6.3 SMS shall ensure an adequate Product flow so that it is able to promptly
    deliver to Sloan Products ordered by Sloan hereunder.

6.4 SMS shall promptly deliver to Sloan all Products ordered by Sloan
    hereunder, in the condition warranted by SMS hereunder.


ARTICLE 7 - WARRANTY

7.1 SMS warrants to the Sloan that each Product sold and delivered to Sloan
    shall be fit for the purpose intended, free from defects in material and
    workmanship, and be of the quality described in the Product specifications.

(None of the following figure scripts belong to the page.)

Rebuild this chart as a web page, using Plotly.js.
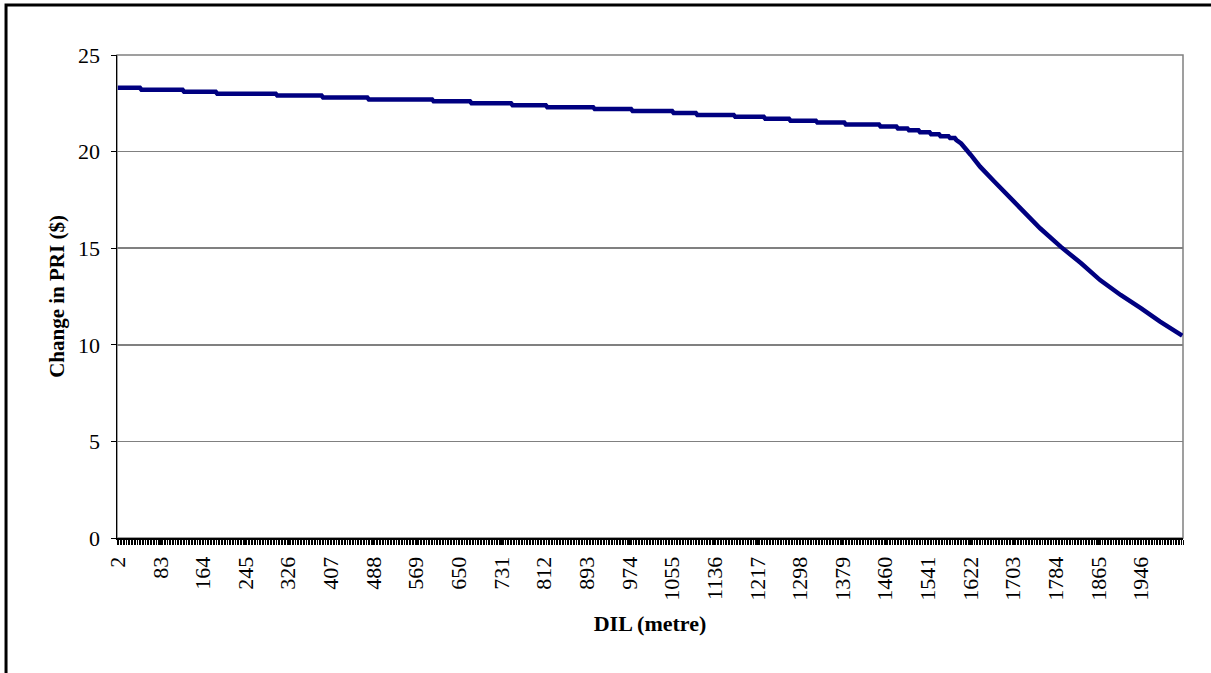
<!DOCTYPE html>
<html>
<head>
<meta charset="utf-8">
<script src="https://cdn.plot.ly/plotly-3.0.1.min.js"></script>
<style>
  html, body { margin: 0; padding: 0; background: #fff; }
  #chart { width: 1211px; height: 673px; }
</style>
</head>
<body>
<div id="chart"></div>
<script>
// Flat part: DIL where each 0.1-step level begins, and its PRI value
const stepStart = [2, 47, 128, 191, 305, 392, 479, 602, 674, 752, 818, 908, 980, 1058, 1103, 1175, 1232, 1280, 1331, 1385, 1451, 1484, 1505, 1526, 1547, 1565, 1583];
const stepValue = [23.3, 23.2, 23.1, 23.0, 22.9, 22.8, 22.7, 22.6, 22.5, 22.4, 22.3, 22.2, 22.1, 22.0, 21.9, 21.8, 21.7, 21.6, 21.5, 21.4, 21.3, 21.2, 21.1, 21.0, 20.9, 20.8, 20.7];
// Steep part after the knee
const curveDIL = [1595, 1604, 1622, 1640, 1667, 1691, 1724, 1754, 1793, 1832, 1868, 1907, 1946, 1982, 2024];
const curveValue = [20.6, 20.42, 19.84, 19.22, 18.45, 17.76, 16.89, 16.03, 15.08, 14.22, 13.35, 12.58, 11.89, 11.2, 10.47];

const xTitle = 'DIL (metre)';
const yTitle = 'Change in PRI ($)';

const xs = [], ys = [];
for (let i = 0; i < stepStart.length; i++) {
  const next = (i + 1 < stepStart.length) ? stepStart[i + 1] : curveDIL[0];
  xs.push(stepStart[i]); ys.push(stepValue[i]);
  xs.push(next - 3); ys.push(stepValue[i]);
}
for (let i = 0; i < curveDIL.length; i++) { xs.push(curveDIL[i]); ys.push(curveValue[i]); }

const serif = '"Liberation Serif", "Times New Roman", Times, serif';

const trace = {
  x: xs, y: ys, type: 'scatter', mode: 'lines',
  line: { color: '#000080', width: 4.5 },
  hoverinfo: 'x+y'
};

const layout = {
  width: 1211, height: 673,
  margin: { l: 117, r: 28, t: 55, b: 135, pad: 0 },
  paper_bgcolor: '#ffffff', plot_bgcolor: '#ffffff',
  showlegend: false,
  font: { family: serif, size: 22, color: '#000' },
  xaxis: {
    type: 'linear', range: [0.5, 2025.5],
    tickmode: 'linear', tick0: 2, dtick: 81,
    ticks: 'outside', ticklen: 5, tickcolor: '#000', tickwidth: 1,
    tickangle: -90,
    ticklabelstandoff: 3,
    tickfont: { family: serif, size: 22, color: '#000' },
    showgrid: false, zeroline: false,
    showline: true, linecolor: '#000', linewidth: 2,
    minor: { tick0: 0.5, dtick: 3, ticks: 'outside', ticklen: 5, tickcolor: '#000', tickwidth: 1, showgrid: false },
    title: { text: xTitle, font: { family: serif, size: 22, color: '#000', weight: 'bold' }, standoff: 16 },
    fixedrange: true
  },
  yaxis: {
    range: [0, 25], tickmode: 'linear', tick0: 0, dtick: 5,
    ticks: 'outside', ticklen: 5, tickcolor: '#000', tickwidth: 1,
    ticklabelstandoff: 6,
    tickfont: { family: serif, size: 22, color: '#000' },
    showgrid: true, gridcolor: '#808080', gridwidth: 1.5,
    zeroline: false,
    showline: true, linecolor: '#000', linewidth: 1.5,
    title: { text: yTitle, font: { family: serif, size: 21, color: '#000', weight: 'bold' }, standoff: 7 },
    fixedrange: true
  },
  shapes: [
    { type: 'rect', xref: 'paper', yref: 'paper', x0: 0, x1: 1, y0: 0, y1: 1,
      line: { color: '#808080', width: 1.5 }, layer: 'below' },
    { type: 'path', xref: 'paper', yref: 'paper',
      path: 'M 1.2,1.1035 L -0.1041,1.1035 L -0.1041,-0.4',
      line: { color: '#000', width: 3 }, layer: 'above' }
  ]
};

Plotly.newPlot('chart', [trace], layout, { displayModeBar: false, staticPlot: true });
</script>
</body>
</html>
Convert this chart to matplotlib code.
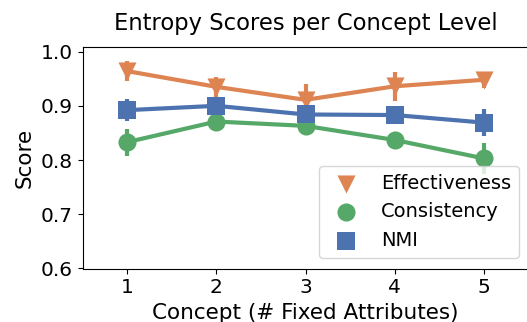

7.2 In the event Sloan receives notice from a purchaser of a Product, within
    twenty-four (24) months of the delivery of the Product to such purchaser,
    that the purchased Product fails to satisfy the warranty set forth in
    Section 7.1, Sloan shall make such product available for inspection by SMS
    and, within ten (10) days of such inspection, SMS shall at its own expense,
    either (I) correct the defect by repairing the Product or, at its option,
    (ii) replace the defective Product, and deliver the repaired or replaced
    Product to Sloan.

<PAGE>

ARTICLE 8 - PRICES - METHODS OF PAYMENT

8.1 The discounted prices applicable to the sales of Products by SMS to Sloan
    shall be those appearing in Appendix 2, attached hereto.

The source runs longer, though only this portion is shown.